Fatigue and Body Pain
A constant feeling of tiredness can be a sign of chronic inflammation as well as different chronic inflammatory illnesses. Unexplained body pain can also be a side effect of chronic inflammatory diseases.
How To Reduce Chronic Inflammation
Watch Your Diet
Kitchens says that the treatment of chronic inflammation is highly individualized but eating nutrient-rich and high-fiber foods helps. Harvard Health suggests avoiding or limiting foods that cause inflammation, such as refined carbohydrates, fried food, soda, red and processed meats, and margarine.

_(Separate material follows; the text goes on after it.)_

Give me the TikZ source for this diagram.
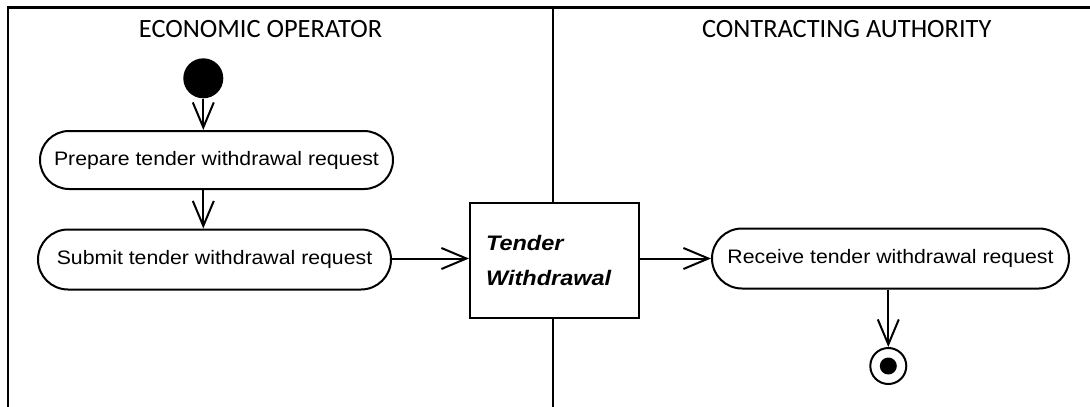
\documentclass[tikz,border=0pt]{standalone}
\usepackage{fontspec}
\setmainfont{Liberation Sans}
\newfontfamily\nodefont[FakeStretch=1.09]{Liberation Sans}
\newfontfamily\boxfont[FakeStretch=1.12]{Liberation Sans}
\newfontfamily\headfont{Carlito}
\usetikzlibrary{arrows.meta,shapes.misc}
\tikzset{
  lane/.style={line width=2.4pt, line cap=rect},
  action/.style={rounded rectangle, draw, line width=2pt, fill=white,
    minimum height=58pt, inner sep=0pt,
    font=\nodefont\fontsize{19.5}{22}\selectfont},
  objbox/.style={rectangle, draw, line width=2pt, fill=white,
    minimum width=169pt, minimum height=115pt, inner sep=0pt,
    text width=137pt, align=left,
    font=\boxfont\bfseries\itshape\fontsize{21}{35}\selectfont},
  heading/.style={inner sep=0pt, font=\headfont\fontsize{26.4}{30}\selectfont},
  flow/.style={line width=2pt, -{Straight Barb[length=25pt,width=21pt]}},
}
\begin{document}
\begin{tikzpicture}[x=1pt,y=-1pt]
\useasboundingbox (0,0) rectangle (1090,407);
% swimlanes
\coordinate (tl) at (8,7.5);
\coordinate (tr) at (1090,7.5);
\coordinate (bl) at (8,407);
\coordinate (dt) at (553,7.5);
\coordinate (db) at (553,407);
\draw[lane] (bl) -- (tl) -- (tr);
\draw[lane] (dt) -- (db);
\node[heading] (h1) at (260.5,29) {ECONOMIC OPERATOR};
\node[heading] (h2) at (846.7,29) {CONTRACTING AUTHORITY};
% nodes
\node[circle, fill, minimum size=40pt, inner sep=0pt] (start) at (203.3,78.3) {};
\node[action, minimum width=353pt] (prep) at (216.5,160) {Prepare tender withdrawal request};
\node[action, minimum width=353pt, minimum height=60pt] (sub) at (214.5,259.5) {Submit tender withdrawal request};
\node[objbox] (box) at (554.5,260.5) {Tender\\Withdrawal};
\node[action, minimum width=357pt, minimum height=60pt] (rec) at (890.5,258.5) {Receive tender withdrawal request};
\node[circle, draw, line width=2pt, minimum size=36pt, inner sep=0pt] (fin) at (888.3,366) {};
\node[circle, fill, minimum size=17pt, inner sep=0pt] (fincore) at (fin) {};
% connectors
\draw[flow] (start) -- (start |- prep.north);
\draw[flow] (prep.south -| start) -- (sub.north -| start);
\draw[flow] (sub.east |- rec) -- (box.west |- rec);
\draw[flow] (box.east |- rec) -- (rec.west);
\draw[flow] (rec.south -| fin) -- (fin.north);
\end{tikzpicture}
\end{document}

Instead, go for tomatoes, olive oil, green and leafy vegetables, nuts, fruits like berries, oranges, and cherries, and fatty fish like salmon, tuna, sardines, and mackerel. The Mediterranean Diet is a good place to start.
Improve Sleep Quality
Dr. Sowa says, "Don't overlook good, quality sleep." Sleep disorders are drivers of chronic inflammation and if you think that you have one, seek help from a specialist to improve overall health. Dr. Sowa adds that 26 percent of American adults may have sleep apnea, but most are unaware of it.
According to Very Well Mind, some symptoms of chronic stress include decreased energy, irritability, anxiety, difficulty in sleeping and concentrating, body pain and muscle tension, upset stomach, and frequent illnesses or infections. If you have these symptoms, consider stress management so your chronic stress won't lead to other chronic illnesses.